Which Data Structure Has Best Complexity?
When it comes to choosing the right data structure for your program, one of the key factors to consider is the complexity of its operations. The time and space complexity of a data structure can have a significant impact on the performance and efficiency of your code. In this article, we will explore various data structures and their complexities to help you make an informed decision.
Arrays
An array is a simple and widely-used data structure that stores elements in contiguous memory locations. Accessing an element in an array has a constant time complexity of O(1), which means it takes the same amount of time regardless of the size of the array.
However, inserting or deleting an element from an array can be expensive, especially if it requires shifting all subsequent elements. In such cases, the time complexity becomes O(n), where n is the number of elements in the array.
Linked Lists
A linked list is another commonly used data structure that consists of nodes linked together by pointers. Unlike arrays, linked lists provide efficient insertion and deletion operations with a time complexity of O(1). However, accessing an element at a specific position in a linked list requires traversing through each node from the beginning, resulting in a linear time complexity of O(n).
Stacks
A stack is an abstract data type that follows the Last-In-First-Out (LIFO) principle. It can be implemented using arrays or linked lists. Both implementations offer constant time complexity for push and pop operations (O(1)), as they only involve adding or removing elements from one end of the stack.
Queues
A queue is another abstract data type that follows the First-In-First-Out (FIFO) principle. Similar to stacks, queues can be implemented using arrays or linked lists. Both implementations provide constant time complexity for enqueue and dequeue operations (O(1)), as they involve adding or removing elements from one end of the queue.
Trees
Trees are hierarchical data structures that consist of nodes connected by edges. Depending on the type of tree (e.g., binary tree, AVL tree, etc.

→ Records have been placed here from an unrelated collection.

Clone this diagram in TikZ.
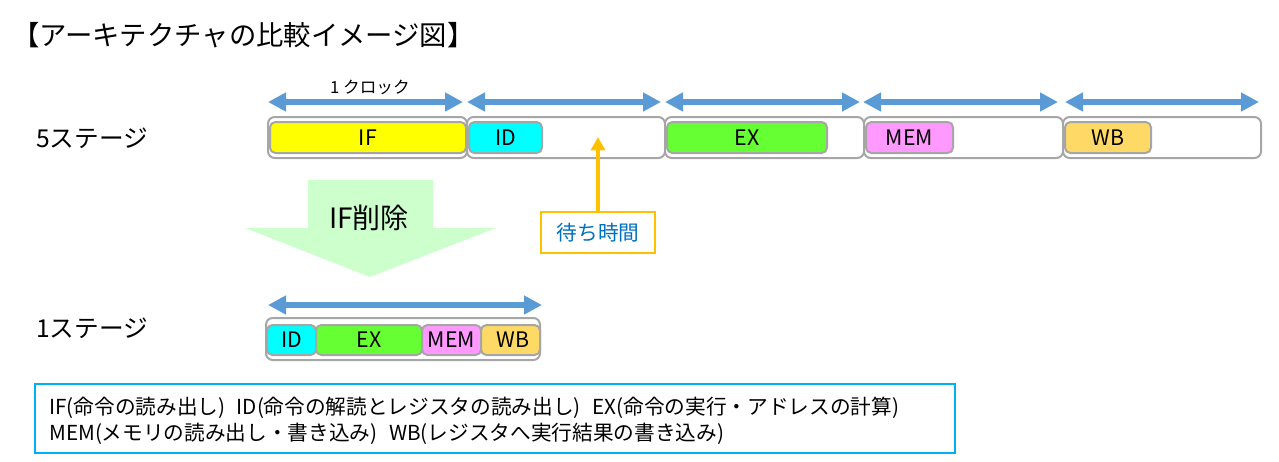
\documentclass[tikz,border=0pt]{standalone}
\usepackage{fontspec}
\setmainfont{Noto Sans CJK JP}
\usetikzlibrary{arrows.meta}
\definecolor{arrowblue}{HTML}{5B9BD5}
\definecolor{boxgray}{HTML}{A6A6A6}
\definecolor{ifyellow}{HTML}{FFFF00}
\definecolor{idcyan}{HTML}{00FFFF}
\definecolor{exgreen}{HTML}{66FF33}
\definecolor{mempink}{HTML}{FF99FF}
\definecolor{wbgold}{HTML}{FFD966}
\definecolor{delgreen}{HTML}{CCFFCC}
\definecolor{waitorange}{HTML}{FFC000}
\definecolor{waitblue}{HTML}{0070C0}
\definecolor{legendblue}{HTML}{00B0F0}
\tikzset{
  outerbox/.style={draw=boxgray, line width=1.5pt, rounded corners=5pt, fill=white, inner sep=0pt},
  stagebox/.style={draw=boxgray, line width=1.5pt, rounded corners=4pt, inner sep=0pt, font=\fontsize{16}{18}\selectfont},
  clockarrow/.style={draw=arrowblue, line width=4.5pt,
    {Triangle[length=13.5pt,width=13.5pt,fill=arrowblue]}-{Triangle[length=13.5pt,width=13.5pt,fill=arrowblue]}},
  waitarrow/.style={draw=waitorange, line width=2.5pt, -{Triangle[length=10pt,width=10.5pt,fill=waitorange]}},
  bigtext/.style={inner sep=0pt, font=\fontsize{18.5}{22}\selectfont},
}
\begin{document}
\begin{tikzpicture}[x=0.75pt,y=-0.75pt]
\useasboundingbox (0,0) rectangle (1279,461);

% title
\node[bigtext, anchor=west, font=\fontsize{20.5}{24}\selectfont] (title) at (12,35) {【アーキテクチャの比較イメージ図】};

% stage labels
\node[bigtext, anchor=west] (lab5) at (36,138) {5ステージ};
\node[bigtext, anchor=west] (lab1) at (36,328) {1ステージ};

% clock arrows
\coordinate (a1l) at (268,102); \coordinate (a1r) at (463,102);
\coordinate (a2l) at (467,102); \coordinate (a2r) at (661,102);
\coordinate (a3l) at (665,102); \coordinate (a3r) at (860,102);
\coordinate (a4l) at (863,102); \coordinate (a4r) at (1058,102);
\coordinate (a5l) at (1065,102); \coordinate (a5r) at (1259,102);
\draw[clockarrow] (a1l) -- (a1r);
\draw[clockarrow] (a2l) -- (a2r);
\draw[clockarrow] (a3l) -- (a3r);
\draw[clockarrow] (a4l) -- (a4r);
\draw[clockarrow] (a5l) -- (a5r);
\node[inner sep=0pt, font=\fontsize{12.5}{15}\selectfont] (clk) at (370,87) {1 クロック};

% outer boxes 5 stage
\node[outerbox, minimum width=199*0.75pt, minimum height=41*0.75pt] (o1) at (367.5,137.5) {};
\node[outerbox, minimum width=198*0.75pt, minimum height=41*0.75pt] (o2) at (566,137.5) {};
\node[outerbox, minimum width=199*0.75pt, minimum height=41*0.75pt] (o3) at (764.5,137.5) {};
\node[outerbox, minimum width=199*0.75pt, minimum height=41*0.75pt] (o4) at (963.5,137.5) {};
\node[outerbox, minimum width=198*0.75pt, minimum height=41*0.75pt] (o5) at (1162,137.5) {};

% inner boxes 5 stage
\node[stagebox, fill=ifyellow, minimum width=196*0.75pt, minimum height=31*0.75pt] (sif) at (368,137.5) {IF};
\node[stagebox, fill=idcyan, minimum width=73*0.75pt, minimum height=31*0.75pt] (sid) at (505.5,137.5) {\raisebox{-2pt}{ID}};
\node[stagebox, fill=exgreen, minimum width=160*0.75pt, minimum height=31*0.75pt] (sex) at (747,137.5) {EX};
\node[stagebox, fill=mempink, minimum width=87*0.75pt, minimum height=31*0.75pt] (smem) at (909.5,137.5) {MEM};
\node[stagebox, fill=wbgold, minimum width=86*0.75pt, minimum height=31*0.75pt] (swb) at (1108,137.5) {WB};

% wait time
\node[draw=waitorange, line width=1.5pt, fill=white, inner sep=0pt, minimum width=114*0.75pt, minimum height=41*0.75pt,
      text=waitblue, font=\fontsize{15.5}{18}\selectfont] (wait) at (598,232.5) {待ち時間};
\coordinate (waittip) at (598,137);
\draw[waitarrow] (wait.north) -- (waittip);

% IF removal arrow
\fill[delgreen] (308,180) -- (433,180) -- (433,228) -- (496,228) -- (370,277) -- (245,228) -- (308,228) -- cycle;
\node[inner sep=0pt, font=\fontsize{21}{24}\selectfont] (ifdel) at (369,218) {IF削除};

% 1 stage
\coordinate (b1l) at (268,305); \coordinate (b1r) at (542,305);
\draw[clockarrow] (b1l) -- (b1r);
\node[outerbox, minimum width=274*0.75pt, minimum height=42*0.75pt] (ob) at (403,339) {};
\node[stagebox, fill=idcyan, minimum width=49*0.75pt, minimum height=30*0.75pt] (bid) at (291.5,340) {ID};
\node[stagebox, fill=exgreen, minimum width=106*0.75pt, minimum height=30*0.75pt] (bex) at (369,340) {EX};
\node[stagebox, fill=mempink, minimum width=59*0.75pt, minimum height=30*0.75pt] (bmem) at (451.5,340) {MEM};
\node[stagebox, fill=wbgold, minimum width=59*0.75pt, minimum height=30*0.75pt] (bwb) at (510.5,340) {\hspace{4pt}WB};

% legend
\node[draw=legendblue, line width=1.5pt, inner sep=0pt, minimum width=920*0.75pt, minimum height=69*0.75pt] (legend) at (495,418.5) {};
\node[anchor=west, inner sep=0pt, align=left, font=\fontsize{15.5}{19.5}\selectfont] (legtext) at (49,421)
  {IF(命令の読み出し)\hspace{0.55em}ID(命令の解読とレジスタの読み出し)\hspace{0.55em}EX(命令の実行・アドレスの計算)\\
   MEM(メモリの読み出し・書き込み)\hspace{0.55em}WB(レジスタへ実行結果の書き込み)};
\end{tikzpicture}
\end{document}
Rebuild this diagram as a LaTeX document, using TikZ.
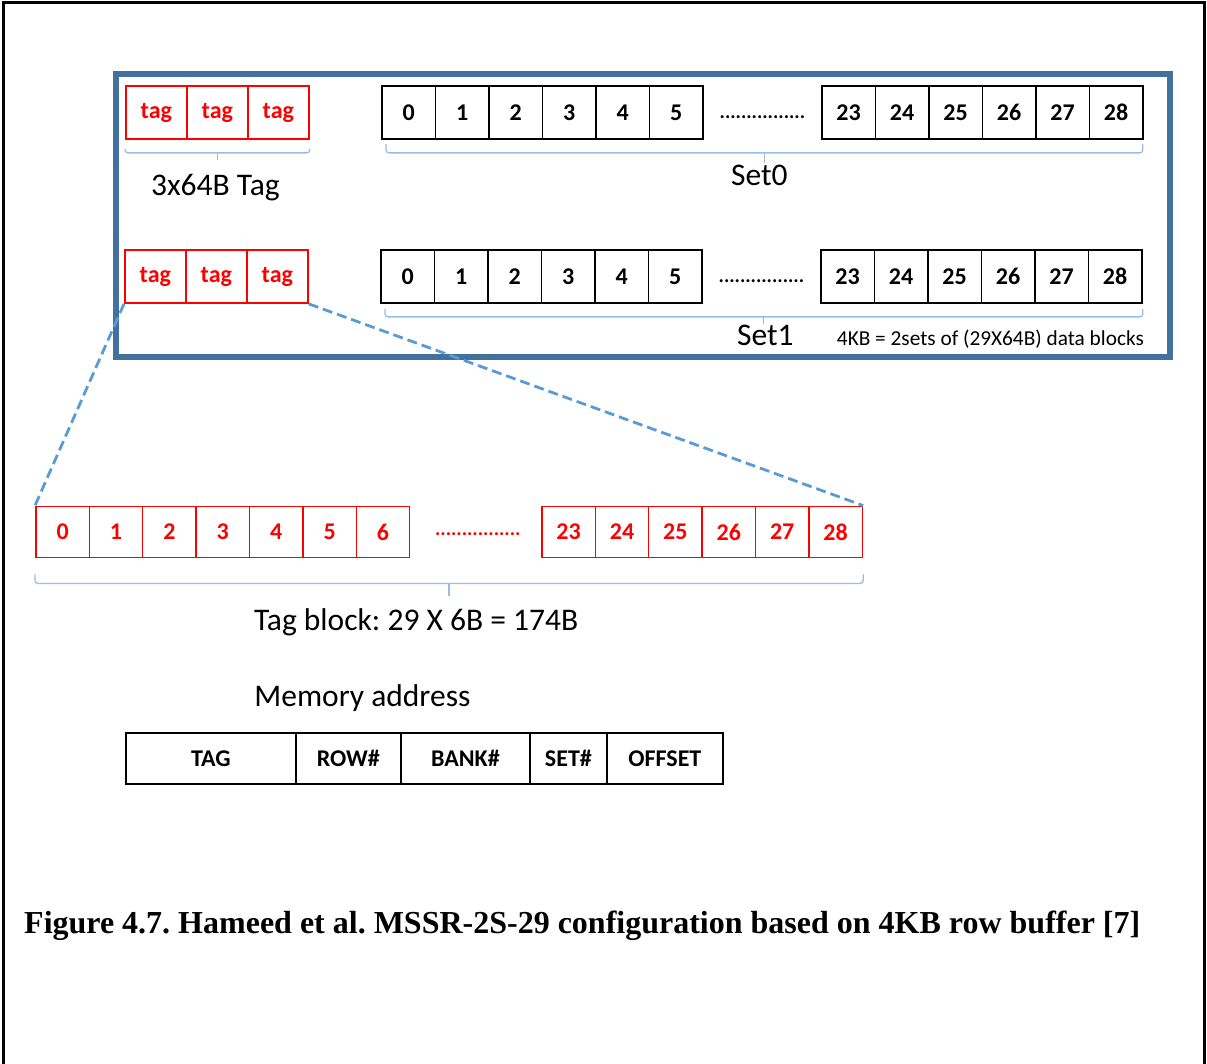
\documentclass[tikz,border=0pt]{standalone}
\usepackage{fontspec}
\setmainfont{Carlito}
\newfontfamily\capfont{Liberation Serif}
\usepackage{tikz}
\usetikzlibrary{matrix,calc,positioning}
\usepackage{xcolor}
\definecolor{frameblue}{RGB}{65,113,156}
\definecolor{linkblue}{RGB}{91,155,213}
\definecolor{bracketblue}{RGB}{150,190,228}
\definecolor{tagred}{RGB}{255,0,0}
\frenchspacing

\begin{document}
\begin{tikzpicture}[x=1pt,y=-1pt,
    cell/.style={draw,line width=1.4pt,inner sep=0pt,anchor=center,minimum width=53.5pt,minimum height=53pt,font=\fontsize{24}{28}\selectfont\bfseries},
    tagcell/.style={cell,draw=tagred,text=tagred,minimum width=61pt},
    redcell/.style={cell,draw=tagred,text=tagred,minimum width=53.4pt,minimum height=51pt},
    field/.style={cell,minimum height=51pt},
    row/.style={matrix of nodes,column sep=-1.4pt,inner sep=0pt,anchor=west},
    dots/.style={inner sep=0pt,font=\fontsize{20}{24}\selectfont\bfseries},
    bracket/.style={bracketblue,line width=1.3pt,rounded corners=3pt},
    biglabel/.style={inner sep=0pt,font=\fontsize{31.5}{36}\selectfont},
    link/.style={linkblue,line width=2.8pt,dash pattern=on 10pt off 5pt}]

            \useasboundingbox (0,0) rectangle (1207,1064);

            % page frame, open at the bottom
            \draw[line width=3pt] (3,1064) -- (3,3) -- (1204,3) -- (1204,1064);

            % 4KB row buffer
            \draw[frameblue,line width=6pt] (116,74) rectangle (1170,357);

            % set 0
            \matrix (tagsA) [row,nodes={tagcell}] at (125,112.5)
                {
                tag & tag & tag \\
                };
            \matrix (setA1) [row,nodes={cell}] at (381,112.5)
                {
                0 & 1 & 2 & 3 & 4 & 5 \\
                };
            \matrix (setA2) [row,nodes={cell}] at (821,112.5)
                {
                23 & 24 & 25 & 26 & 27 & 28 \\
                };
            \node[dots] (dotsA) at ($(setA1.east)!0.5!(setA2.west)+(0,4.5)$) {................};

            % set 1
            \matrix (tagsB) [row,nodes={tagcell}] at (124,276.5)
                {
                tag & tag & tag \\
                };
            \matrix (setB1) [row,nodes={cell}] at (380,276.5)
                {
                0 & 1 & 2 & 3 & 4 & 5 \\
                };
            \matrix (setB2) [row,nodes={cell}] at (820,276.5)
                {
                23 & 24 & 25 & 26 & 27 & 28 \\
                };
            \node[dots] (dotsB) at ($(setB1.east)!0.5!(setB2.west)+(0,4.5)$) {................};

            % brackets under the rows
            \draw[bracket] ($(tagsA.south west)+(0,9)$) |- ($(tagsA.south east)+(0,13)$) -- ++(0,-4);
            \draw[bracket] ($(tagsA.south)+(0,13)$) -- ++(0,7) coordinate (tickT);
            \node[biglabel] (taglabel) at ($(tickT)+(-2,28)$) {3x64B Tag};

            \draw[bracket] ($(setA1.south west)+(5,4)$) |- ($(setA2.south east)+(-1,13)$) -- ++(0,-9);
            \draw[bracket] ($(setA1.south west)!0.5!(setA2.south east)+(2,13)$) -- ++(0,10) coordinate (tickA);
            \node[biglabel] (setlabelA) at ($(tickA)+(-5,12)$) {Set0};

            \draw[bracket] ($(setB1.south west)+(5,5)$) |- ($(setB2.south east)+(0,13)$) -- ++(0,-8);
            \draw[bracket] ($(setB1.south west)!0.5!(setB2.south east)+(2,13)$) -- ++(0,7) coordinate (tickB);
            \node[biglabel] (setlabelB) at ($(tickB)+(2,11)$) {Set1};
            \node[inner sep=0pt,font=\fontsize{21.3}{25}\selectfont] (sizelabel) at ($(setB2.south)+(9,35)$) {4KB = 2sets of (29X64B) data blocks};

            % tag block
            \matrix (redA) [row,nodes={redcell}] at (35,532)
                {
                0 & 1 & 2 & 3 & 4 & 5 & 6 \\
                };
            \matrix (redB) [row,nodes={redcell}] at (541,532)
                {
                23 & 24 & 25 & 26 & 27 & 28 \\
                };
            \node[dots,text=tagred] (dotsR) at ($(redA.east)!0.5!(redB.west)+(2,2)$) {................};

            \draw[bracket] ($(redA.south west)+(0,16)$) |- ($(redB.south east)+(0,25)$) -- ++(0,-9);
            \draw[bracket] ($(redA.south west)!0.5!(redB.south east)+(0,25)$) -- ++(0,13) coordinate (tickR);
            \node[biglabel] (blocklabel) at ($(tickR)+(-33,26)$) {Tag block: 29 X 6B = 174B};

            % zoom from the tags of set 1
            \draw[link] (tagsB.south west) -- (redA.north west);
            \draw[link] (tagsB.south east) -- (redB.north east);

            % memory address
            \matrix (addr) [row,nodes={field}] at (125,758.5)
                {
                |[minimum width=170pt]| TAG & |[minimum width=105pt]| ROW\# & |[minimum width=129pt]| BANK\# & |[minimum width=77pt]| SET\# & |[minimum width=116pt]| OFFSET \\
                };
            \node[biglabel] (addrlabel) at ($(addr.north)+(-62,-34)$) {Memory address};

            \node[anchor=west,inner sep=0pt,font=\capfont\bfseries\fontsize{32}{36}\selectfont] (caption) at (24,926) {Figure 4.7. Hameed et al. MSSR-2S-29 configuration based on 4KB row buffer [7]};

\end{tikzpicture}
\end{document}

), various operations such as insertion, deletion, and search can have different time complexities. Generally, these operations have an average time complexity of O(log n) in balanced trees. However, in the worst-case scenario, the time complexity can degrade to O(n) in unbalanced trees.
Hash Tables
Hash tables provide efficient insertion, deletion, and search operations with an average time complexity of O(1). This is achieved by hashing keys to index locations in an array-like structure called a hash table. However, in rare cases of collisions (when multiple keys hash to the same index), the time complexity can increase to O(n).
Conclusion
Choosing the best data structure depends on your specific requirements and the nature of your program. If you prioritize fast access times with minimal memory overheads, arrays or hash tables might be suitable choices. On the other hand, if you need efficient insertion and deletion operations without random access requirements, linked lists or trees might be more appropriate.
Understanding the complexities associated with different data structures allows you to optimize your code and improve overall performance. By considering factors such as time complexity and space complexity, you can make informed decisions when selecting a data structure for your programming tasks.